Do this ▸
Give again, unaltered, the line with "Write the Altair code for this chart." and all lines that follow it in the listing below, minus any pictures.

A run of records ▸
※ ※ ※

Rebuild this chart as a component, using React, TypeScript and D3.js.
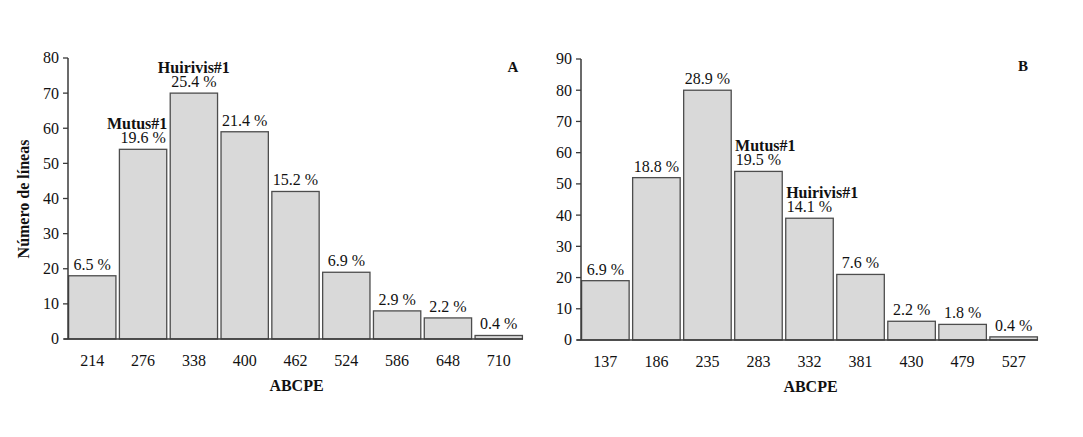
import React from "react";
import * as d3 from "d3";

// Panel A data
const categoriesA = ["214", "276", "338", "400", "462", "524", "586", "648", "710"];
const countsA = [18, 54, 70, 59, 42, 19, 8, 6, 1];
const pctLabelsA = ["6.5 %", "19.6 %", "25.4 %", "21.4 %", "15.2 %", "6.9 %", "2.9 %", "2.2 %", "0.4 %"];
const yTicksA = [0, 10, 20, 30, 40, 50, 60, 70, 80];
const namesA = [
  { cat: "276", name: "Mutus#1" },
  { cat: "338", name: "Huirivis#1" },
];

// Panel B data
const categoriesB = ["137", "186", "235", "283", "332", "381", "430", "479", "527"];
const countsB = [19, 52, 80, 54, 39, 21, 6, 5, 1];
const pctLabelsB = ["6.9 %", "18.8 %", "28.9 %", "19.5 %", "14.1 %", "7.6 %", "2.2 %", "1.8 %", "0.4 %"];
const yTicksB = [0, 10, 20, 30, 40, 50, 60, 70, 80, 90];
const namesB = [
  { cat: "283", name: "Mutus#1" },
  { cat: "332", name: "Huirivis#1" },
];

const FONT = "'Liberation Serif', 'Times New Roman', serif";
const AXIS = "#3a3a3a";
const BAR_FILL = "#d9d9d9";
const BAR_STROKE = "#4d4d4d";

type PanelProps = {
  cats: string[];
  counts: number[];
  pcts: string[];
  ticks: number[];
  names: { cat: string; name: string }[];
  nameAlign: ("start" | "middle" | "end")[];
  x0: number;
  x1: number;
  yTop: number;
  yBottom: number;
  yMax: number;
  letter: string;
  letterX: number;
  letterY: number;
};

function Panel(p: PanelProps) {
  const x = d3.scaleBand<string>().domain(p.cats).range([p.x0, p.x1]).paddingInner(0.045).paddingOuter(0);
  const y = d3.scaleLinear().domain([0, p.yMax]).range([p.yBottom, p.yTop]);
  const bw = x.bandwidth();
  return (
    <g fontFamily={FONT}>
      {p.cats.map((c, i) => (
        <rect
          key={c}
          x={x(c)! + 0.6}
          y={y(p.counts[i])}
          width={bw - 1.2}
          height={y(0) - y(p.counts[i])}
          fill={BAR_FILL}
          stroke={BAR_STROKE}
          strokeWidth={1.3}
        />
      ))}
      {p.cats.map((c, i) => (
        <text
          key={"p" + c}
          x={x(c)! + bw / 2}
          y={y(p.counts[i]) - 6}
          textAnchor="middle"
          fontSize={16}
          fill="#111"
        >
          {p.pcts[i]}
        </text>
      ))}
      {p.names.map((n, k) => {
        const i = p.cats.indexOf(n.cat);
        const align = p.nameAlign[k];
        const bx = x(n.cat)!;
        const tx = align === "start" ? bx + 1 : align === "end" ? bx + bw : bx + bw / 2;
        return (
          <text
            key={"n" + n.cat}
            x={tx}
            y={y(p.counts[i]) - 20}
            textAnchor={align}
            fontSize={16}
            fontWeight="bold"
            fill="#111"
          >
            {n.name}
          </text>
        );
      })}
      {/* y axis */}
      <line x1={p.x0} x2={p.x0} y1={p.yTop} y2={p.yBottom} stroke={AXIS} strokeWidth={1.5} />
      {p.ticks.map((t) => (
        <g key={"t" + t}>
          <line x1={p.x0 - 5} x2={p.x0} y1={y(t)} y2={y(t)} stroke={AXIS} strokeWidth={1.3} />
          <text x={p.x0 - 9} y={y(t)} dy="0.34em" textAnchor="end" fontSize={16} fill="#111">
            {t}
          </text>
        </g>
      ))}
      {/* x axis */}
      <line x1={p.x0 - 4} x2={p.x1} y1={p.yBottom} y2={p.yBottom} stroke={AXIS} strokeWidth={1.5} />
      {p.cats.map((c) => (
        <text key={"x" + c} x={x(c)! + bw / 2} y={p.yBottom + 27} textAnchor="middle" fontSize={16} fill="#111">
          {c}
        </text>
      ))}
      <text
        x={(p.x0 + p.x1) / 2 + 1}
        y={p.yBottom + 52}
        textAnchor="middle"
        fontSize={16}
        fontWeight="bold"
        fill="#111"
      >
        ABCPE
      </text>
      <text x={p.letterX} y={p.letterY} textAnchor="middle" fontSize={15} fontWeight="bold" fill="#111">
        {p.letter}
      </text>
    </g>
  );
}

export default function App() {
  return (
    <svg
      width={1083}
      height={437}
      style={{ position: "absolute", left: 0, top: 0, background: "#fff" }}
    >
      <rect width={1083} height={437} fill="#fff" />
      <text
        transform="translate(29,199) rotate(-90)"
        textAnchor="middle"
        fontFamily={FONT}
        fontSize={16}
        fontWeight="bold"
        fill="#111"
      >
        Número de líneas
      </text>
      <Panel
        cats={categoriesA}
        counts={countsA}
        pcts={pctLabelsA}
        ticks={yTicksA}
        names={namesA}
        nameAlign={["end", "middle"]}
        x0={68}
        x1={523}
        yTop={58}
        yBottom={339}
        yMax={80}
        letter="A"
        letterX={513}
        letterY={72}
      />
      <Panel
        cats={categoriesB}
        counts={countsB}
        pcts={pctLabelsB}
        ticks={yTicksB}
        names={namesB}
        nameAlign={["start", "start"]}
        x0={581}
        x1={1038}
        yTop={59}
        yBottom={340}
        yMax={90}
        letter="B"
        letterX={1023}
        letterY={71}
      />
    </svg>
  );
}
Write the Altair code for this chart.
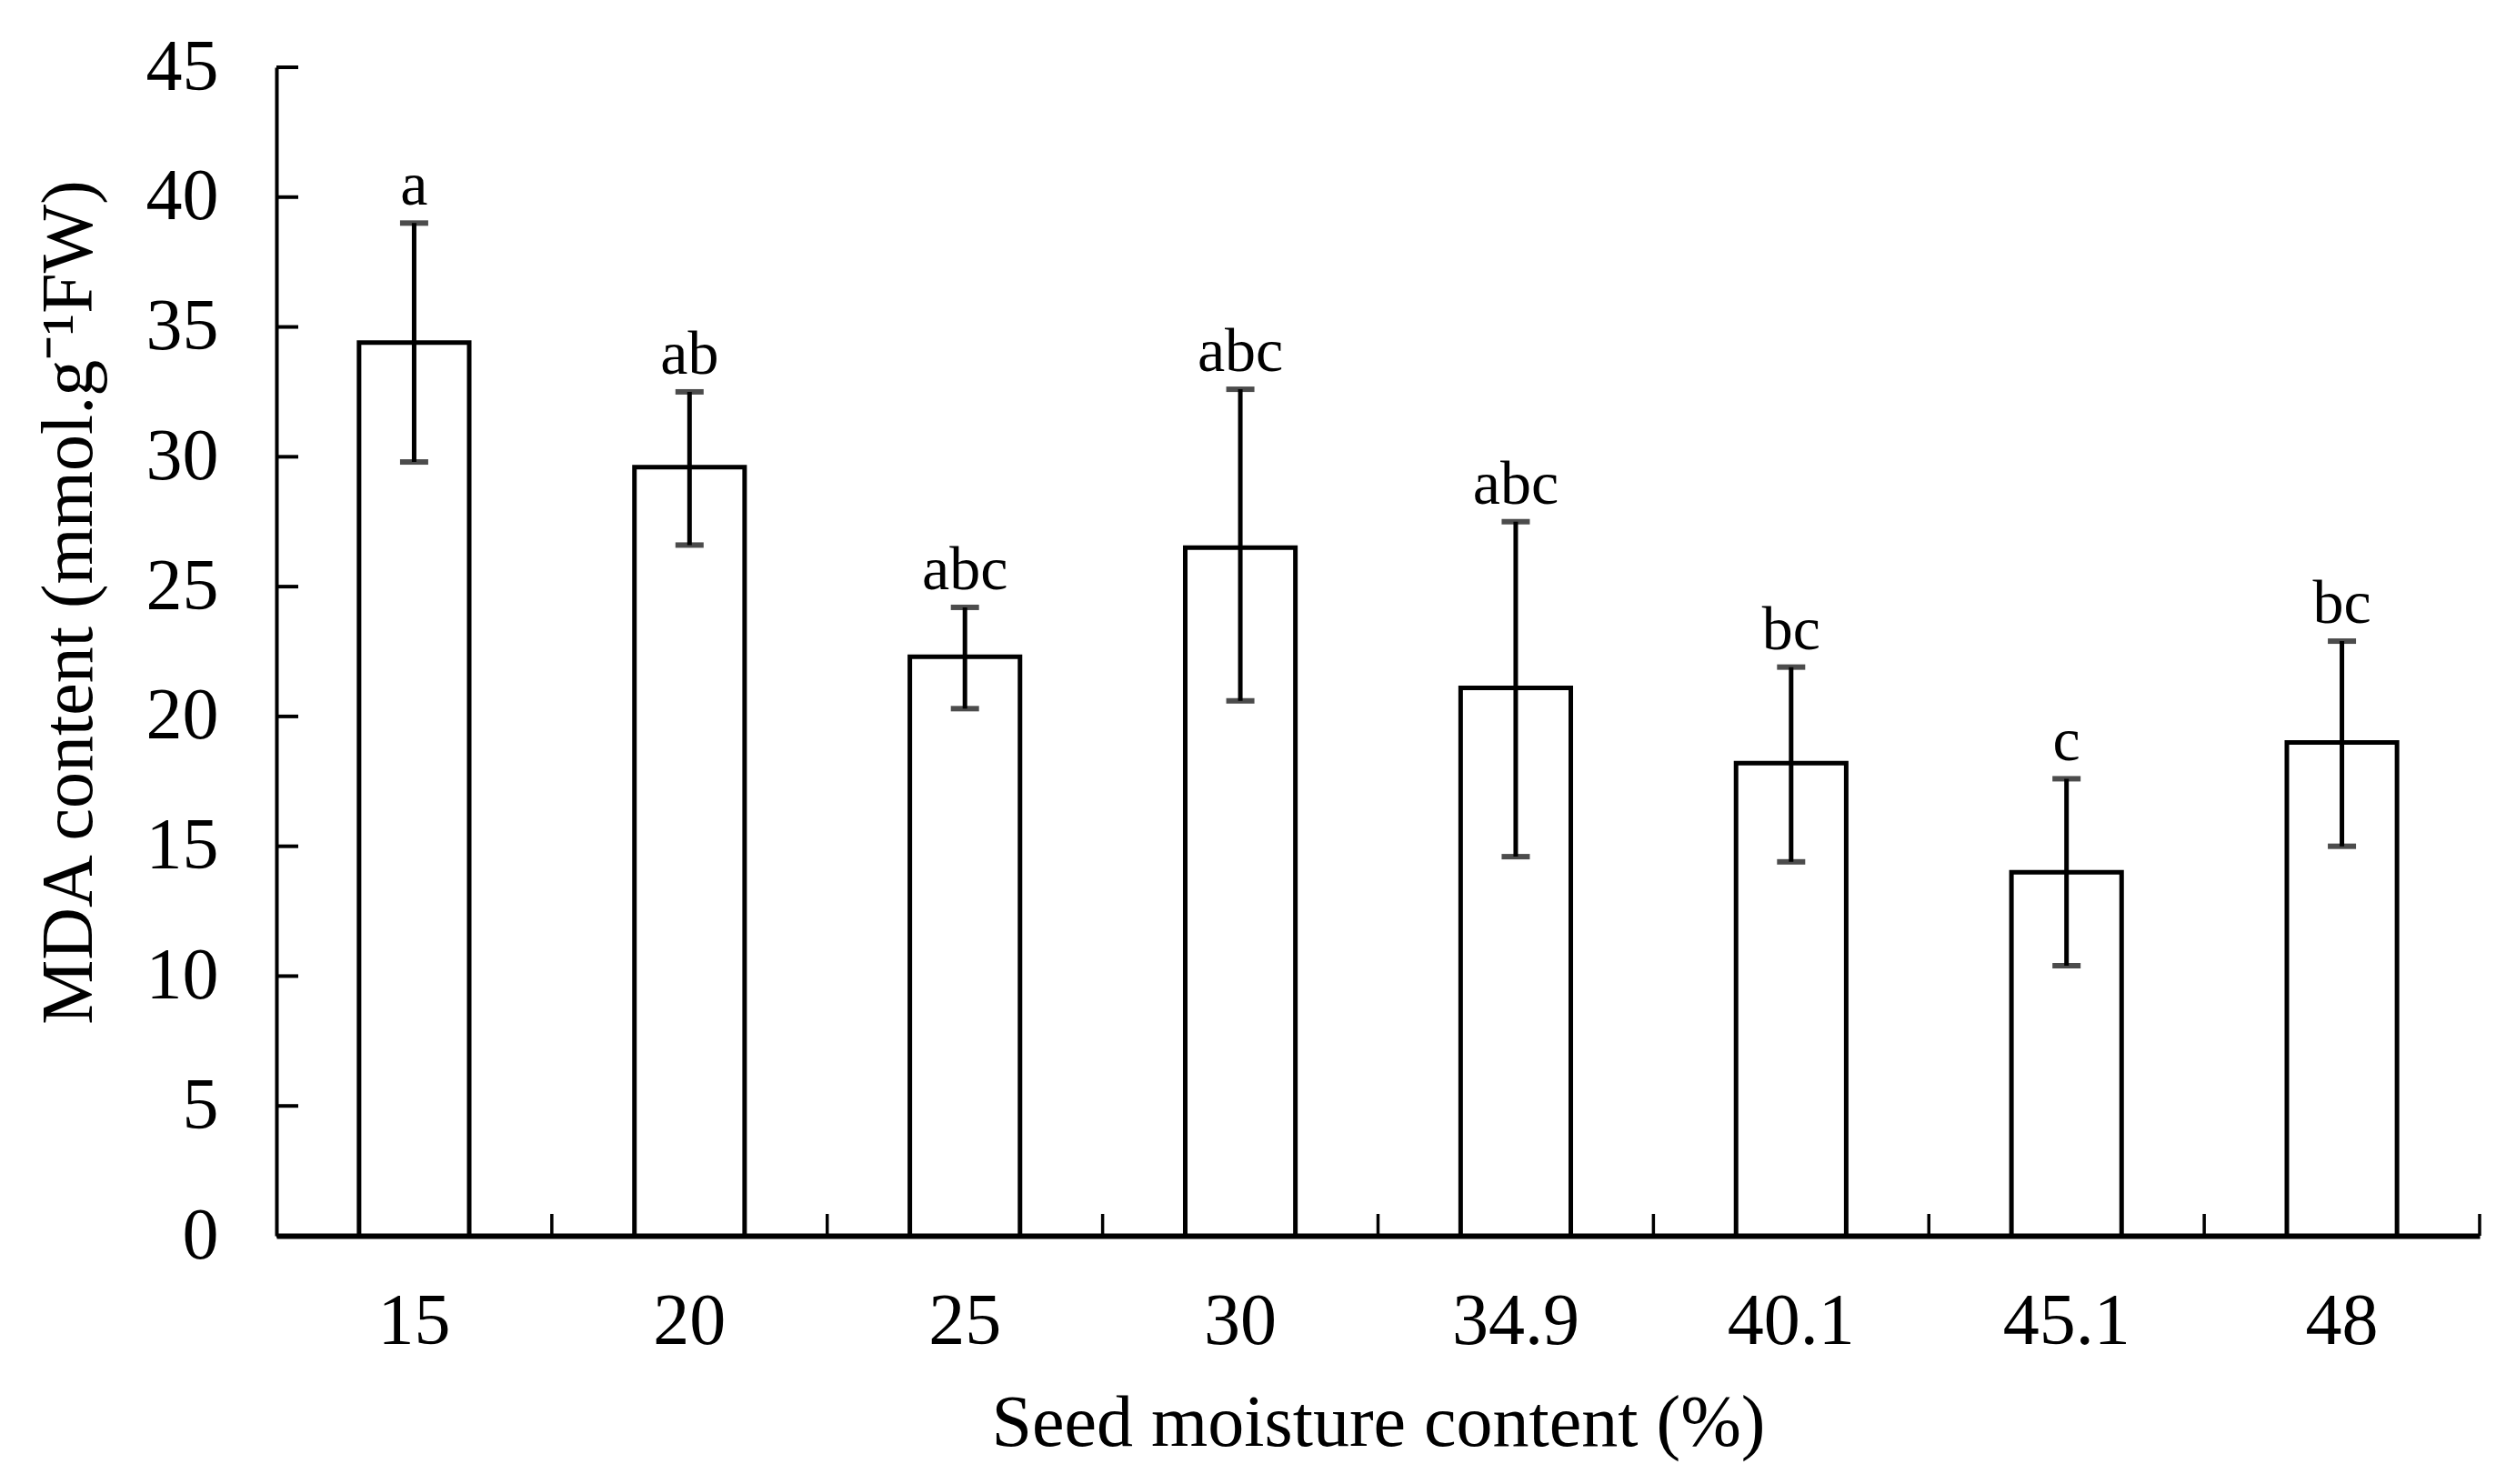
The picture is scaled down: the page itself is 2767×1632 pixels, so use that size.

※ ※ ※

Output ▸
Write the Altair code for this chart.
The picture is scaled down: the page itself is 2767×1632 pixels, so use that size.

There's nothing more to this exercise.